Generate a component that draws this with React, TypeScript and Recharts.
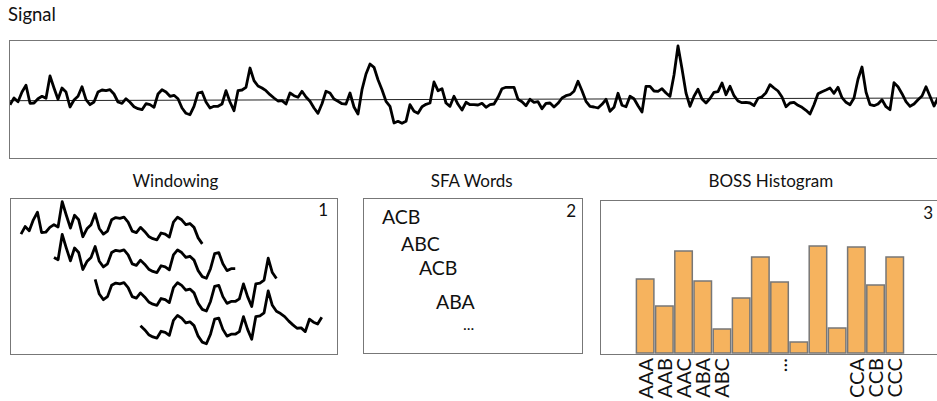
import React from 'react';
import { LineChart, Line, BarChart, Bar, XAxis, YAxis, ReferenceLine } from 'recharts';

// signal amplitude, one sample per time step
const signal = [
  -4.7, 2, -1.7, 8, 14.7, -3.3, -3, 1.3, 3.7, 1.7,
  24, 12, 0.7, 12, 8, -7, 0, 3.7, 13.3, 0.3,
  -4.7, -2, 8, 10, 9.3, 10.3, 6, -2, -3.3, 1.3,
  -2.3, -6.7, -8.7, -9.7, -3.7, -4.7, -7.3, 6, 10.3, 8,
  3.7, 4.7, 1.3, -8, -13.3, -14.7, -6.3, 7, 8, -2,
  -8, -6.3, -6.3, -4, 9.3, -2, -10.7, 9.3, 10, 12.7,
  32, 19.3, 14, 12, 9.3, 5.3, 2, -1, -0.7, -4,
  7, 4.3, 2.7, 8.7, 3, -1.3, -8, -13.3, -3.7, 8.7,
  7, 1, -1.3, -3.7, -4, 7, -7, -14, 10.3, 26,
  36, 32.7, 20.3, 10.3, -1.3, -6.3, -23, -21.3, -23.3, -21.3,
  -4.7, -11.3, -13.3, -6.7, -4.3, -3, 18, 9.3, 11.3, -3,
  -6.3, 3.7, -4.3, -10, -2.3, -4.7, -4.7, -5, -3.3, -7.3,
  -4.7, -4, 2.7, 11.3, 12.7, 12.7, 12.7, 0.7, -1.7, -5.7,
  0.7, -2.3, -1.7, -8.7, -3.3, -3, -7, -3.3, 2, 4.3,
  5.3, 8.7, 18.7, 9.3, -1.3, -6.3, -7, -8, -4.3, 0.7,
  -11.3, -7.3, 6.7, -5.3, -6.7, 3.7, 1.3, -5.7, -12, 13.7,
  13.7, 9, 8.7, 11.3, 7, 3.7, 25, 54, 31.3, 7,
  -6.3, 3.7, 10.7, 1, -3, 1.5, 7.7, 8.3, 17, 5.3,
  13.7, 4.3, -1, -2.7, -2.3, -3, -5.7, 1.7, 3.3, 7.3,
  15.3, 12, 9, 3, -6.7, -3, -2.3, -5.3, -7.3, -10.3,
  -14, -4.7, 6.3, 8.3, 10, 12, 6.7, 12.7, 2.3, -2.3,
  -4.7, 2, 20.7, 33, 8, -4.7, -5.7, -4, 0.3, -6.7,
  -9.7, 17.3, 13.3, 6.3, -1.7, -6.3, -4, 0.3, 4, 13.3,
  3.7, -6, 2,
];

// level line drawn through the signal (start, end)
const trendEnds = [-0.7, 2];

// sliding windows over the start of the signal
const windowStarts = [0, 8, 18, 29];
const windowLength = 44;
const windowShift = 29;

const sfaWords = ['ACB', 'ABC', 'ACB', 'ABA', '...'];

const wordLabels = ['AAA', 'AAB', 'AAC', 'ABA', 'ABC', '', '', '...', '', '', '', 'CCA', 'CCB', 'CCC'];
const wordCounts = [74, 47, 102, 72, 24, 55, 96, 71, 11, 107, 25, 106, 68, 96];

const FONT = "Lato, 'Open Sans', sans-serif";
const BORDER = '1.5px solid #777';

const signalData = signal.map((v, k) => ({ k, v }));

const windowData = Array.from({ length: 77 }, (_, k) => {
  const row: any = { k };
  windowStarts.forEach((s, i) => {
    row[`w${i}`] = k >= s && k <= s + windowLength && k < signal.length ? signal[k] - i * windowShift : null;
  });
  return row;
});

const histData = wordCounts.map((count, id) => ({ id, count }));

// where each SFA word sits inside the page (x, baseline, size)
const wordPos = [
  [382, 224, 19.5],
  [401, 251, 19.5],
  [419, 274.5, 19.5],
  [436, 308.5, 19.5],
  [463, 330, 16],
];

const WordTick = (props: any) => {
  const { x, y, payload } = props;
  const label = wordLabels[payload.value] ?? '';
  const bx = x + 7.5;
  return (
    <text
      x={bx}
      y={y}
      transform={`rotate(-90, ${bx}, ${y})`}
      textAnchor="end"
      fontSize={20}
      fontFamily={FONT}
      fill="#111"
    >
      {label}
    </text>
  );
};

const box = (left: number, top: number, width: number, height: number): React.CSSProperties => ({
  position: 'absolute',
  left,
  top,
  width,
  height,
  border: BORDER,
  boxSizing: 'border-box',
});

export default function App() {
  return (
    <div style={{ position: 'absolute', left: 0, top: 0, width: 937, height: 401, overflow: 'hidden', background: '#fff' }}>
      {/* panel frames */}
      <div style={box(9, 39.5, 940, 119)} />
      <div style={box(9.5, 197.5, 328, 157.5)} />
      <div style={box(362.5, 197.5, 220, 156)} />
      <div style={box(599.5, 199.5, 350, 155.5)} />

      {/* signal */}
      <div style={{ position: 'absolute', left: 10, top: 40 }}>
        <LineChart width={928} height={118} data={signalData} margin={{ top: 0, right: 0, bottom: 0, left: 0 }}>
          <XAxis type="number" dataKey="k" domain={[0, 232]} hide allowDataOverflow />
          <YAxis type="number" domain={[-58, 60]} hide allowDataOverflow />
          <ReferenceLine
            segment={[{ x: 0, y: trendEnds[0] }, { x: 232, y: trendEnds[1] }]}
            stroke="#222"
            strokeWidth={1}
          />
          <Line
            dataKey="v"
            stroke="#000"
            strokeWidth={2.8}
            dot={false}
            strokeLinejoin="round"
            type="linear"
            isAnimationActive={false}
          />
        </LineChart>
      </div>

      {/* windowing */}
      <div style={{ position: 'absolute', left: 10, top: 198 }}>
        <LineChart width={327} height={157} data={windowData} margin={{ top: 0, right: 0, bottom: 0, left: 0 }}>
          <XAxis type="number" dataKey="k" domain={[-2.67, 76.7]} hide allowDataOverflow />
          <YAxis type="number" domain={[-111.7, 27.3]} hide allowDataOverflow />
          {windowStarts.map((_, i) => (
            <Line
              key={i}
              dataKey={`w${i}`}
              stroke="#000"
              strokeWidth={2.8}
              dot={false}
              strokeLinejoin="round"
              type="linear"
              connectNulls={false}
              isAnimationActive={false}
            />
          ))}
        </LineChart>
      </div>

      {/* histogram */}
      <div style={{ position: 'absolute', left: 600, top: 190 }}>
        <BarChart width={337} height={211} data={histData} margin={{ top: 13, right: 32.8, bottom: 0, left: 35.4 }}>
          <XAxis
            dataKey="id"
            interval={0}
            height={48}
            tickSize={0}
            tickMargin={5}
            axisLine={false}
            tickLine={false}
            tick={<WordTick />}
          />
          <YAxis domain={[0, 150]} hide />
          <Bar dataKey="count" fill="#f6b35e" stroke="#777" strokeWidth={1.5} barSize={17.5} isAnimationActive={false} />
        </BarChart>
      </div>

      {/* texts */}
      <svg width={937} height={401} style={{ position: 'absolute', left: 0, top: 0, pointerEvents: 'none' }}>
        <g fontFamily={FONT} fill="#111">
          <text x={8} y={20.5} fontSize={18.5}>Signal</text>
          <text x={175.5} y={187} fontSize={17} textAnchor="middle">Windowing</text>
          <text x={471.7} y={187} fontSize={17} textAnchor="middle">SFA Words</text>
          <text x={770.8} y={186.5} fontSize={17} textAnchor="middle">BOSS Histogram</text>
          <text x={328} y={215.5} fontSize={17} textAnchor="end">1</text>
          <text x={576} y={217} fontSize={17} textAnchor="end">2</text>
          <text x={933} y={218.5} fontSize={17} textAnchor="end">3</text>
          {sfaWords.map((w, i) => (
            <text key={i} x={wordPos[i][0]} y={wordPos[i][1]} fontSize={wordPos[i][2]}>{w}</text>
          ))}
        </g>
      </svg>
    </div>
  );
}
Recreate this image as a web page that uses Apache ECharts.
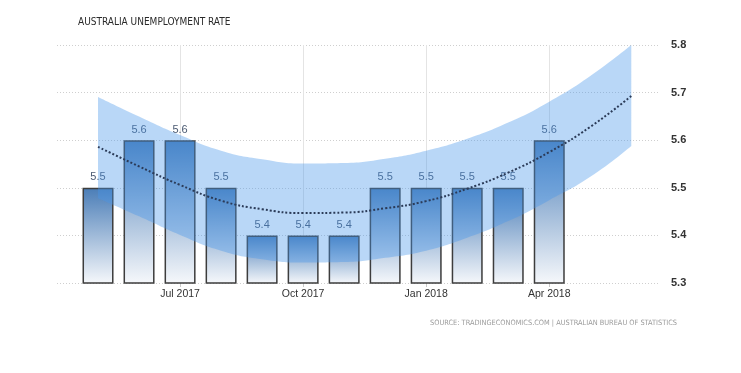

────────────────────────────────────────

*STATED TASK*. From the opening line of the listing above through the line bearing "const sfaWords = ['ACB', 'ABC', 'ACB', 'ABA', '...'];", repeat each line exactly. Drop every picture.

*ANSWER TO THE EXERCISE*.
Generate a component that draws this with React, TypeScript and Recharts.
import React from 'react';
import { LineChart, Line, BarChart, Bar, XAxis, YAxis, ReferenceLine } from 'recharts';

// signal amplitude, one sample per time step
const signal = [
  -4.7, 2, -1.7, 8, 14.7, -3.3, -3, 1.3, 3.7, 1.7,
  24, 12, 0.7, 12, 8, -7, 0, 3.7, 13.3, 0.3,
  -4.7, -2, 8, 10, 9.3, 10.3, 6, -2, -3.3, 1.3,
  -2.3, -6.7, -8.7, -9.7, -3.7, -4.7, -7.3, 6, 10.3, 8,
  3.7, 4.7, 1.3, -8, -13.3, -14.7, -6.3, 7, 8, -2,
  -8, -6.3, -6.3, -4, 9.3, -2, -10.7, 9.3, 10, 12.7,
  32, 19.3, 14, 12, 9.3, 5.3, 2, -1, -0.7, -4,
  7, 4.3, 2.7, 8.7, 3, -1.3, -8, -13.3, -3.7, 8.7,
  7, 1, -1.3, -3.7, -4, 7, -7, -14, 10.3, 26,
  36, 32.7, 20.3, 10.3, -1.3, -6.3, -23, -21.3, -23.3, -21.3,
  -4.7, -11.3, -13.3, -6.7, -4.3, -3, 18, 9.3, 11.3, -3,
  -6.3, 3.7, -4.3, -10, -2.3, -4.7, -4.7, -5, -3.3, -7.3,
  -4.7, -4, 2.7, 11.3, 12.7, 12.7, 12.7, 0.7, -1.7, -5.7,
  0.7, -2.3, -1.7, -8.7, -3.3, -3, -7, -3.3, 2, 4.3,
  5.3, 8.7, 18.7, 9.3, -1.3, -6.3, -7, -8, -4.3, 0.7,
  -11.3, -7.3, 6.7, -5.3, -6.7, 3.7, 1.3, -5.7, -12, 13.7,
  13.7, 9, 8.7, 11.3, 7, 3.7, 25, 54, 31.3, 7,
  -6.3, 3.7, 10.7, 1, -3, 1.5, 7.7, 8.3, 17, 5.3,
  13.7, 4.3, -1, -2.7, -2.3, -3, -5.7, 1.7, 3.3, 7.3,
  15.3, 12, 9, 3, -6.7, -3, -2.3, -5.3, -7.3, -10.3,
  -14, -4.7, 6.3, 8.3, 10, 12, 6.7, 12.7, 2.3, -2.3,
  -4.7, 2, 20.7, 33, 8, -4.7, -5.7, -4, 0.3, -6.7,
  -9.7, 17.3, 13.3, 6.3, -1.7, -6.3, -4, 0.3, 4, 13.3,
  3.7, -6, 2,
];

// level line drawn through the signal (start, end)
const trendEnds = [-0.7, 2];

// sliding windows over the start of the signal
const windowStarts = [0, 8, 18, 29];
const windowLength = 44;
const windowShift = 29;

const sfaWords = ['ACB', 'ABC', 'ACB', 'ABA', '...'];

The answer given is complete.